What to do.
Transcribe the material exactly. Images do not belong in the copy.

Material provided.
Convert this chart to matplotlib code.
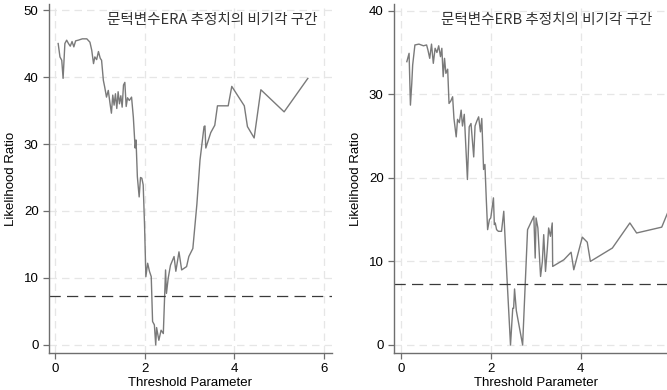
import matplotlib
matplotlib.use("Agg")
from matplotlib import pyplot as plt

plt.rcParams['font.family'] = ['Liberation Sans', 'DejaVu Sans']

# left panel: ERA
era_x = [0.06, 0.10, 0.14, 0.17, 0.21, 0.25, 0.29, 0.33, 0.37, 0.41, 0.45, 0.51,
         0.60, 0.70, 0.77, 0.81, 0.85, 0.88, 0.92, 0.96, 1.00, 1.03, 1.07, 1.10,
         1.14, 1.18, 1.22, 1.25, 1.28, 1.31, 1.34, 1.37, 1.40, 1.43, 1.46, 1.49,
         1.52, 1.55, 1.58, 1.61, 1.65, 1.70, 1.74, 1.78, 1.80, 1.83, 1.87, 1.90,
         1.93, 1.96, 1.99, 2.02, 2.06, 2.10, 2.14, 2.17, 2.21, 2.24, 2.26, 2.31,
         2.36, 2.41, 2.46, 2.48, 2.52, 2.57, 2.65, 2.69, 2.76, 2.82, 2.93, 2.98,
         3.07, 3.16, 3.23, 3.32, 3.34, 3.36, 3.47, 3.56, 3.62, 3.86, 3.94, 4.22,
         4.29, 4.44, 4.59, 5.11, 5.64]
era_lr = [45.0, 43.0, 42.5, 39.8, 45.0, 45.5, 45.0, 44.6, 45.3, 44.5, 45.4, 45.5,
          45.7, 45.7, 45.2, 44.0, 42.0, 43.0, 42.6, 43.8, 42.8, 42.5, 39.5, 38.5,
          37.0, 38.0, 36.0, 34.6, 37.3, 35.8, 37.5, 35.3, 37.8, 36.0, 37.2, 35.5,
          38.8, 39.2, 35.6, 36.9, 36.5, 37.0, 34.0, 29.4, 30.6, 25.1, 22.1, 25.0,
          24.9, 23.9, 18.0, 10.2, 12.2, 11.0, 10.2, 3.5, 3.0, 0.0, 2.6, 0.7,
          2.2, 1.7, 11.2, 7.7, 10.0, 11.9, 13.2, 11.0, 13.9, 11.2, 11.7, 13.2,
          14.4, 21.0, 27.6, 32.6, 32.7, 29.4, 31.7, 32.8, 35.7, 35.7, 38.6, 35.7,
          32.6, 30.9, 38.1, 34.8, 39.8]

# right panel: ERB
erb_x = [0.13, 0.18, 0.21, 0.24, 0.26, 0.31, 0.40, 0.50, 0.57, 0.60, 0.64, 0.68,
         0.72, 0.76, 0.80, 0.84, 0.88, 0.91, 0.94, 0.97, 1.00, 1.04, 1.07, 1.11,
         1.15, 1.18, 1.23, 1.26, 1.30, 1.34, 1.37, 1.41, 1.48, 1.52, 1.56, 1.62,
         1.65, 1.69, 1.73, 1.77, 1.80, 1.84, 1.87, 1.90, 1.93, 1.97, 2.00, 2.06,
         2.08, 2.10, 2.13, 2.17, 2.24, 2.29, 2.36, 2.44, 2.49, 2.51, 2.53, 2.57,
         2.71, 2.82, 2.96, 2.99, 3.01, 3.05, 3.11, 3.15, 3.18, 3.22, 3.26, 3.29,
         3.33, 3.37, 3.38, 3.63, 3.79, 3.85, 4.04, 4.15, 4.22, 4.71, 5.10, 5.25,
         5.81, 5.94, 6.10]
erb_lr = [33.9, 34.9, 28.7, 31.3, 33.5, 35.9, 36.0, 35.8, 35.9, 35.3, 34.3, 36.0,
          33.7, 35.5, 35.0, 35.8, 34.5, 35.5, 32.1, 34.3, 32.5, 33.0, 28.9, 29.2,
          29.7, 27.1, 24.9, 27.0, 26.6, 28.1, 26.2, 27.6, 19.8, 26.1, 26.5, 22.5,
          26.2, 26.8, 27.3, 25.5, 27.1, 21.0, 21.6, 17.5, 13.8, 15.0, 15.2, 17.6,
          14.4, 14.6, 13.8, 13.6, 13.6, 16.0, 8.2, 0.0, 4.4, 4.4, 6.7, 4.1,
          0.0, 13.8, 15.4, 10.4, 15.2, 14.0, 8.2, 10.0, 13.2, 8.8, 11.5, 14.0,
          13.0, 14.6, 9.4, 10.2, 11.1, 9.0, 12.9, 12.3, 10.0, 11.6, 14.6, 13.4,
          14.1, 15.8, 17.5]

crit = 7.35
titles = ['문턱변수ERA 추정치의 비기각 구간', '문턱변수ERB 추정치의 비기각 구간']
title_pos = [0.576, 0.539]

fig = plt.figure(figsize=(6.67, 3.9), dpi=100)
ax1 = fig.add_axes([49 / 667, 37 / 390, 283 / 667, 349 / 390])
ax2 = fig.add_axes([394 / 667, 37 / 390, 283 / 667, 349 / 390])

panels = [(ax1, era_x, era_lr, (-1.2, 50.9), [0, 10, 20, 30, 40, 50], (-0.145, 6.18)),
          (ax2, erb_x, erb_lr, (-0.96, 40.8), [0, 10, 20, 30, 40], (-0.156, 6.15))]

for i, (ax, x, y, ylim, yt, xlim) in enumerate(panels):
    ax.plot(x, y, color='#7a7a7a', linewidth=1.0)
    ax.axhline(crit, color='#3a3a3a', linewidth=0.9, linestyle=(0, (9, 5)))
    ax.set_xlim(*xlim)
    ax.set_ylim(*ylim)
    ax.set_xticks([0, 2, 4, 6])
    ax.set_yticks(yt)
    ax.grid(True, color='#e6e6e6', linestyle=(0, (6, 4)), linewidth=0.9)
    ax.set_axisbelow(True)
    for s in ['top', 'right']:
        ax.spines[s].set_visible(False)
    for s in ['left', 'bottom']:
        ax.spines[s].set_color('#6e6e6e')
        ax.spines[s].set_linewidth(1.0)
    ax.tick_params(colors='#6e6e6e', labelcolor='black', length=4, width=0.9,
                   labelsize=9.5)
    ax.set_xlabel('Threshold Parameter', fontsize=9.5, labelpad=1)
    ax.set_ylabel('Likelihood Ratio', fontsize=9.5, labelpad=5)
    ax.text(title_pos[i], 0.955, titles[i], transform=ax.transAxes,
            ha='center', va='center', fontsize=10.5, color='#333333',
            family=['Noto Sans CJK KR', 'Liberation Sans'])

fig.savefig('out.png', dpi=100)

Answer to the problem.
Convert this chart to matplotlib code.
import matplotlib
matplotlib.use("Agg")
from matplotlib import pyplot as plt

plt.rcParams['font.family'] = ['Liberation Sans', 'DejaVu Sans']

# left panel: ERA
era_x = [0.06, 0.10, 0.14, 0.17, 0.21, 0.25, 0.29, 0.33, 0.37, 0.41, 0.45, 0.51,
         0.60, 0.70, 0.77, 0.81, 0.85, 0.88, 0.92, 0.96, 1.00, 1.03, 1.07, 1.10,
         1.14, 1.18, 1.22, 1.25, 1.28, 1.31, 1.34, 1.37, 1.40, 1.43, 1.46, 1.49,
         1.52, 1.55, 1.58, 1.61, 1.65, 1.70, 1.74, 1.78, 1.80, 1.83, 1.87, 1.90,
         1.93, 1.96, 1.99, 2.02, 2.06, 2.10, 2.14, 2.17, 2.21, 2.24, 2.26, 2.31,
         2.36, 2.41, 2.46, 2.48, 2.52, 2.57, 2.65, 2.69, 2.76, 2.82, 2.93, 2.98,
         3.07, 3.16, 3.23, 3.32, 3.34, 3.36, 3.47, 3.56, 3.62, 3.86, 3.94, 4.22,
         4.29, 4.44, 4.59, 5.11, 5.64]
era_lr = [45.0, 43.0, 42.5, 39.8, 45.0, 45.5, 45.0, 44.6, 45.3, 44.5, 45.4, 45.5,
          45.7, 45.7, 45.2, 44.0, 42.0, 43.0, 42.6, 43.8, 42.8, 42.5, 39.5, 38.5,
          37.0, 38.0, 36.0, 34.6, 37.3, 35.8, 37.5, 35.3, 37.8, 36.0, 37.2, 35.5,
          38.8, 39.2, 35.6, 36.9, 36.5, 37.0, 34.0, 29.4, 30.6, 25.1, 22.1, 25.0,
          24.9, 23.9, 18.0, 10.2, 12.2, 11.0, 10.2, 3.5, 3.0, 0.0, 2.6, 0.7,
          2.2, 1.7, 11.2, 7.7, 10.0, 11.9, 13.2, 11.0, 13.9, 11.2, 11.7, 13.2,
          14.4, 21.0, 27.6, 32.6, 32.7, 29.4, 31.7, 32.8, 35.7, 35.7, 38.6, 35.7,
          32.6, 30.9, 38.1, 34.8, 39.8]

# right panel: ERB
erb_x = [0.13, 0.18, 0.21, 0.24, 0.26, 0.31, 0.40, 0.50, 0.57, 0.60, 0.64, 0.68,
         0.72, 0.76, 0.80, 0.84, 0.88, 0.91, 0.94, 0.97, 1.00, 1.04, 1.07, 1.11,
         1.15, 1.18, 1.23, 1.26, 1.30, 1.34, 1.37, 1.41, 1.48, 1.52, 1.56, 1.62,
         1.65, 1.69, 1.73, 1.77, 1.80, 1.84, 1.87, 1.90, 1.93, 1.97, 2.00, 2.06,
         2.08, 2.10, 2.13, 2.17, 2.24, 2.29, 2.36, 2.44, 2.49, 2.51, 2.53, 2.57,
         2.71, 2.82, 2.96, 2.99, 3.01, 3.05, 3.11, 3.15, 3.18, 3.22, 3.26, 3.29,
         3.33, 3.37, 3.38, 3.63, 3.79, 3.85, 4.04, 4.15, 4.22, 4.71, 5.10, 5.25,
         5.81, 5.94, 6.10]
erb_lr = [33.9, 34.9, 28.7, 31.3, 33.5, 35.9, 36.0, 35.8, 35.9, 35.3, 34.3, 36.0,
          33.7, 35.5, 35.0, 35.8, 34.5, 35.5, 32.1, 34.3, 32.5, 33.0, 28.9, 29.2,
          29.7, 27.1, 24.9, 27.0, 26.6, 28.1, 26.2, 27.6, 19.8, 26.1, 26.5, 22.5,
          26.2, 26.8, 27.3, 25.5, 27.1, 21.0, 21.6, 17.5, 13.8, 15.0, 15.2, 17.6,
          14.4, 14.6, 13.8, 13.6, 13.6, 16.0, 8.2, 0.0, 4.4, 4.4, 6.7, 4.1,
          0.0, 13.8, 15.4, 10.4, 15.2, 14.0, 8.2, 10.0, 13.2, 8.8, 11.5, 14.0,
          13.0, 14.6, 9.4, 10.2, 11.1, 9.0, 12.9, 12.3, 10.0, 11.6, 14.6, 13.4,
          14.1, 15.8, 17.5]

crit = 7.35
titles = ['문턱변수ERA 추정치의 비기각 구간', '문턱변수ERB 추정치의 비기각 구간']
title_pos = [0.576, 0.539]

fig = plt.figure(figsize=(6.67, 3.9), dpi=100)
ax1 = fig.add_axes([49 / 667, 37 / 390, 283 / 667, 349 / 390])
ax2 = fig.add_axes([394 / 667, 37 / 390, 283 / 667, 349 / 390])

panels = [(ax1, era_x, era_lr, (-1.2, 50.9), [0, 10, 20, 30, 40, 50], (-0.145, 6.18)),
          (ax2, erb_x, erb_lr, (-0.96, 40.8), [0, 10, 20, 30, 40], (-0.156, 6.15))]

for i, (ax, x, y, ylim, yt, xlim) in enumerate(panels):
    ax.plot(x, y, color='#7a7a7a', linewidth=1.0)
    ax.axhline(crit, color='#3a3a3a', linewidth=0.9, linestyle=(0, (9, 5)))
    ax.set_xlim(*xlim)
    ax.set_ylim(*ylim)
    ax.set_xticks([0, 2, 4, 6])
    ax.set_yticks(yt)
    ax.grid(True, color='#e6e6e6', linestyle=(0, (6, 4)), linewidth=0.9)
    ax.set_axisbelow(True)
    for s in ['top', 'right']:
        ax.spines[s].set_visible(False)
    for s in ['left', 'bottom']:
        ax.spines[s].set_color('#6e6e6e')
        ax.spines[s].set_linewidth(1.0)
    ax.tick_params(colors='#6e6e6e', labelcolor='black', length=4, width=0.9,
                   labelsize=9.5)
    ax.set_xlabel('Threshold Parameter', fontsize=9.5, labelpad=1)
    ax.set_ylabel('Likelihood Ratio', fontsize=9.5, labelpad=5)
    ax.text(title_pos[i], 0.955, titles[i], transform=ax.transAxes,
            ha='center', va='center', fontsize=10.5, color='#333333',
            family=['Noto Sans CJK KR', 'Liberation Sans'])

fig.savefig('out.png', dpi=100)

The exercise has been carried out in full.